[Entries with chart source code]
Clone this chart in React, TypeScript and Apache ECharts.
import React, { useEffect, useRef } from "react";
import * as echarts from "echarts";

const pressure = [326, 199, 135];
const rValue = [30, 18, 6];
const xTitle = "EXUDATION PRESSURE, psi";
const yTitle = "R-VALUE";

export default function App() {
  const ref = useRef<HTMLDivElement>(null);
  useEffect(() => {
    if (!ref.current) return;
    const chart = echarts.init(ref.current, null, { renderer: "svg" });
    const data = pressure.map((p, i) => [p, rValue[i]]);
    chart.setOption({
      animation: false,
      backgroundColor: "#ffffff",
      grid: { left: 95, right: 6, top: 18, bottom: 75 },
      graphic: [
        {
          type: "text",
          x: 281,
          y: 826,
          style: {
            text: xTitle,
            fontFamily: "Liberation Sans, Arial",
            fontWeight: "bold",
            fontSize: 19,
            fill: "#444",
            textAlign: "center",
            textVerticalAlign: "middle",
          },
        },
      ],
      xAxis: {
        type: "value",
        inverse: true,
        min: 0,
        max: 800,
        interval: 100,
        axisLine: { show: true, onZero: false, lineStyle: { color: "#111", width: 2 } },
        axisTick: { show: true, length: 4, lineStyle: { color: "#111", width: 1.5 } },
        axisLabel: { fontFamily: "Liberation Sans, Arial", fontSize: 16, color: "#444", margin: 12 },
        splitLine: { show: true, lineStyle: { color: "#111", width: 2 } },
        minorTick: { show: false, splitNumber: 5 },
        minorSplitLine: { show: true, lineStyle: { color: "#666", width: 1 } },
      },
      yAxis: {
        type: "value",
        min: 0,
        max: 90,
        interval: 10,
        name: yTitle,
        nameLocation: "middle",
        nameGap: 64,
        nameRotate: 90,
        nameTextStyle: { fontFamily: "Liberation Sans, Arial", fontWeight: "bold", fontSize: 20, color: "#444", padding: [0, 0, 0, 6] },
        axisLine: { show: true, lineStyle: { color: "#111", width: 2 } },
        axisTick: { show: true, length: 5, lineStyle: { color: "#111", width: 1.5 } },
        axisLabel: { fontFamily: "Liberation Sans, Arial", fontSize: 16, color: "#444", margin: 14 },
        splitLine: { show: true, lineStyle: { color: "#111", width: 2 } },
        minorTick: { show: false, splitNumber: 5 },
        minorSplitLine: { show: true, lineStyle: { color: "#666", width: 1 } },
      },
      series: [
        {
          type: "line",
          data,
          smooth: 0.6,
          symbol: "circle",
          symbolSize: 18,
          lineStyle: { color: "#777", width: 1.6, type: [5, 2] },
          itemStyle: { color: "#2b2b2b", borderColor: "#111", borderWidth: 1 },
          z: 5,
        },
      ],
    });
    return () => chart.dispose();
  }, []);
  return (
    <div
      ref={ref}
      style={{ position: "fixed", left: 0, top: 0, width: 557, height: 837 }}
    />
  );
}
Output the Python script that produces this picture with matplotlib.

==

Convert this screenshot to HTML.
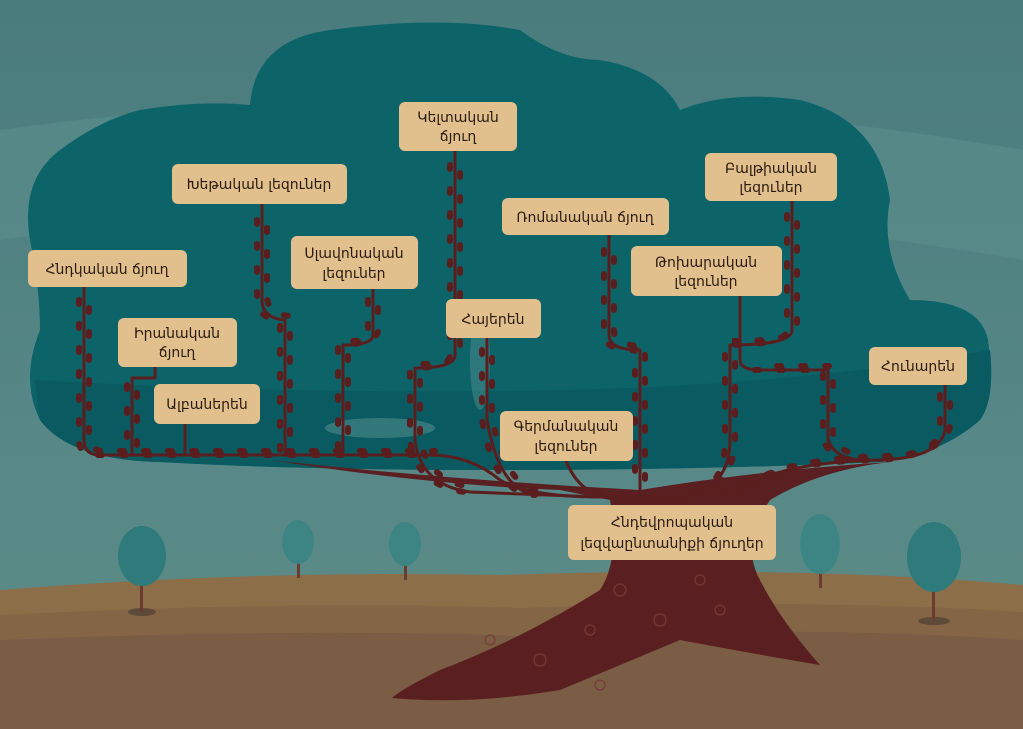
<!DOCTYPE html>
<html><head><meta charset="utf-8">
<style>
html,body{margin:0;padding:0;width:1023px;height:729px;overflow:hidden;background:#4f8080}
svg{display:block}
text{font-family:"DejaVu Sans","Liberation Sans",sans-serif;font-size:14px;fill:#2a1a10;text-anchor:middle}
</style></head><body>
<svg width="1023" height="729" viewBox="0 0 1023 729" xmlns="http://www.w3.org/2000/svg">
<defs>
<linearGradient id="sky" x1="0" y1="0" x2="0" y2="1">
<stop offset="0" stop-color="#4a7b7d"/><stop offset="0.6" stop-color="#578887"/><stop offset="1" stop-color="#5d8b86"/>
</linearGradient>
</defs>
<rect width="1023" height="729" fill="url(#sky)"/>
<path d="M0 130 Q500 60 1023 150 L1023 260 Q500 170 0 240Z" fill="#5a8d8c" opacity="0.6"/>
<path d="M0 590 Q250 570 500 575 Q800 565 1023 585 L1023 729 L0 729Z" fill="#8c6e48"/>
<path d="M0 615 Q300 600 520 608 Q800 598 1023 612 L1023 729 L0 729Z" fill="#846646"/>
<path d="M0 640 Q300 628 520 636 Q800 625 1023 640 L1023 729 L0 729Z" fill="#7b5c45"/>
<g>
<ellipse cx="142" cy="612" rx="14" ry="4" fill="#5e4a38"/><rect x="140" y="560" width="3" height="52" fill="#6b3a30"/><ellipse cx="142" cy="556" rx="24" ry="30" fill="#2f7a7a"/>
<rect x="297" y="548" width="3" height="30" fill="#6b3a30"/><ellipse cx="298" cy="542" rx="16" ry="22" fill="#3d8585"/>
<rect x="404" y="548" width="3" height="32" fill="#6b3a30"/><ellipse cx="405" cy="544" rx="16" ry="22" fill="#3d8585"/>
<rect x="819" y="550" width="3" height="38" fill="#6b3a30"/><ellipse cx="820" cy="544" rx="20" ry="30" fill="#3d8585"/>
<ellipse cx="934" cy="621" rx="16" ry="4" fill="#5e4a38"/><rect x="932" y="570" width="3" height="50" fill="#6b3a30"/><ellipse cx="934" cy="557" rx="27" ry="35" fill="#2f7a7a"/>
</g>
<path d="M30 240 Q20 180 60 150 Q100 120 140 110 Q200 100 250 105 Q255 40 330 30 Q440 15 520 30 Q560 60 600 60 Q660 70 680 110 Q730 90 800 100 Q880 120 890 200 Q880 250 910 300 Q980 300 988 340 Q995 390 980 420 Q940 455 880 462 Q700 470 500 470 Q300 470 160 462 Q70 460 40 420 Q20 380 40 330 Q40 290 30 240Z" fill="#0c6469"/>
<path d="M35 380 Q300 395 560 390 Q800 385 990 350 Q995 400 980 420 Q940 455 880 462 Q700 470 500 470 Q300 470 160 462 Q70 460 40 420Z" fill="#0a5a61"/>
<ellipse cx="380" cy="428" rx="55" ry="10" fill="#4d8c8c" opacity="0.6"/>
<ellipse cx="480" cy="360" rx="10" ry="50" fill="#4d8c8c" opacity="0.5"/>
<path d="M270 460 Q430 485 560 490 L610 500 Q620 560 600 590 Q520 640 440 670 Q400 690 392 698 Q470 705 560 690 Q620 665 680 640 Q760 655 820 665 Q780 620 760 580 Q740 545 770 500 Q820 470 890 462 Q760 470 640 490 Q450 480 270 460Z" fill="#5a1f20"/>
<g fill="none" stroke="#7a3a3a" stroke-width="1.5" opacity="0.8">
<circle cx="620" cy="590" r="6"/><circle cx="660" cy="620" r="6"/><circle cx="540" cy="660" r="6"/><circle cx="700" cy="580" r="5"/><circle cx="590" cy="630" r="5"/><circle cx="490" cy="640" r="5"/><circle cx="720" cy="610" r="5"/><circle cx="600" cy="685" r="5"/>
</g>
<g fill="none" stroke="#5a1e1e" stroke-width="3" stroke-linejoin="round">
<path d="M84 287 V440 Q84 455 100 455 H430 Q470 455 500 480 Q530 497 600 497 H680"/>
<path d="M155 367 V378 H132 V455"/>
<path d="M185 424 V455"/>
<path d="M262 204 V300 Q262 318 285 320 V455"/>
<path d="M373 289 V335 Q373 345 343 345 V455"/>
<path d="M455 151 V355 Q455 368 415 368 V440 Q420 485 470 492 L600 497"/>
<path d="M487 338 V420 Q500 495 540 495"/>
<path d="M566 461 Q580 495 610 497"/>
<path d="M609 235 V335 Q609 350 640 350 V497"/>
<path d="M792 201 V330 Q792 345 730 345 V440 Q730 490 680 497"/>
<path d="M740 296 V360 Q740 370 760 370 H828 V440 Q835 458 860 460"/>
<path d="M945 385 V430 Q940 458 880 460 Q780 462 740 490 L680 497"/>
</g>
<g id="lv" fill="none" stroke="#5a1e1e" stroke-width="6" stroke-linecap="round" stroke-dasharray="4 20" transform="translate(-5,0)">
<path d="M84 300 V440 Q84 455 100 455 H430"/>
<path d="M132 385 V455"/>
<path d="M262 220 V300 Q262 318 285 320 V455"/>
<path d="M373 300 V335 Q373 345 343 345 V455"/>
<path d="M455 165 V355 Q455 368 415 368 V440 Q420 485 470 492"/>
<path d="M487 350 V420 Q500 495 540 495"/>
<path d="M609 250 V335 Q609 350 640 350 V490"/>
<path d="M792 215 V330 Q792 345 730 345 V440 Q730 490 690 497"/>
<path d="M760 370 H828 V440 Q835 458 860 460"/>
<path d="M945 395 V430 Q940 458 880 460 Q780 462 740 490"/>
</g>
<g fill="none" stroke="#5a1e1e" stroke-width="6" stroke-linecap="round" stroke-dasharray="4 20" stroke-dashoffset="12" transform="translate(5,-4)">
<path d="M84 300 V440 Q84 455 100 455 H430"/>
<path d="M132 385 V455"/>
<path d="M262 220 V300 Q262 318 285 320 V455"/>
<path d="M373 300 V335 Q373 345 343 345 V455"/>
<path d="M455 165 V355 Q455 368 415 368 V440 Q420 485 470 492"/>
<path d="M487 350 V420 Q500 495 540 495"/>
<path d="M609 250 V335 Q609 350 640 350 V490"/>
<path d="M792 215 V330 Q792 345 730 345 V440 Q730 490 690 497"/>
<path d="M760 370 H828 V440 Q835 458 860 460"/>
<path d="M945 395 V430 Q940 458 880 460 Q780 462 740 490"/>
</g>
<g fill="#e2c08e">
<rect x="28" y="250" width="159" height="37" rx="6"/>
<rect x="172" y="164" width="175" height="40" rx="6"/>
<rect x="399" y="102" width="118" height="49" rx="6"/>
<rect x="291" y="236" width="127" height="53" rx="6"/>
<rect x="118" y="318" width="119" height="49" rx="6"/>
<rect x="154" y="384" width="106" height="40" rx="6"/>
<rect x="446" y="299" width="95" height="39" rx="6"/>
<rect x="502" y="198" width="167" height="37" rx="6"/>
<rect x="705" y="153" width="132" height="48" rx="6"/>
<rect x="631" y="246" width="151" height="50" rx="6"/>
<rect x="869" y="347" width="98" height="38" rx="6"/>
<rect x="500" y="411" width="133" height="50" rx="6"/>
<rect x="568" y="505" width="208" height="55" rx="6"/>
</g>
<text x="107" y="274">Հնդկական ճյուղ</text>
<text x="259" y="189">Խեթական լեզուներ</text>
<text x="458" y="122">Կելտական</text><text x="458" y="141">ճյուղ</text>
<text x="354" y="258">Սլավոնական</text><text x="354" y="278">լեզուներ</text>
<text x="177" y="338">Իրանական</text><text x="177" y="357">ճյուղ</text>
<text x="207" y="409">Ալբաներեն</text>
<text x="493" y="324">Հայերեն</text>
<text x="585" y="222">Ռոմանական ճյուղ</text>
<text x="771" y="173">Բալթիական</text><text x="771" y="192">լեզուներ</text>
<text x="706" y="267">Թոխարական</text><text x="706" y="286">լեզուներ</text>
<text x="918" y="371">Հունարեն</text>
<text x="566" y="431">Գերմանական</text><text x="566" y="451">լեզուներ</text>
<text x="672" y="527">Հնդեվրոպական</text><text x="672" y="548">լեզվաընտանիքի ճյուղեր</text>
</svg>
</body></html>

» **AIM OF THE EXERCISE**
Each line with the string "this" in it needs to be found and copied.

» **RESULT**
Clone this chart in React, TypeScript and Apache ECharts.
Output the Python script that produces this picture with matplotlib.
Convert this screenshot to HTML.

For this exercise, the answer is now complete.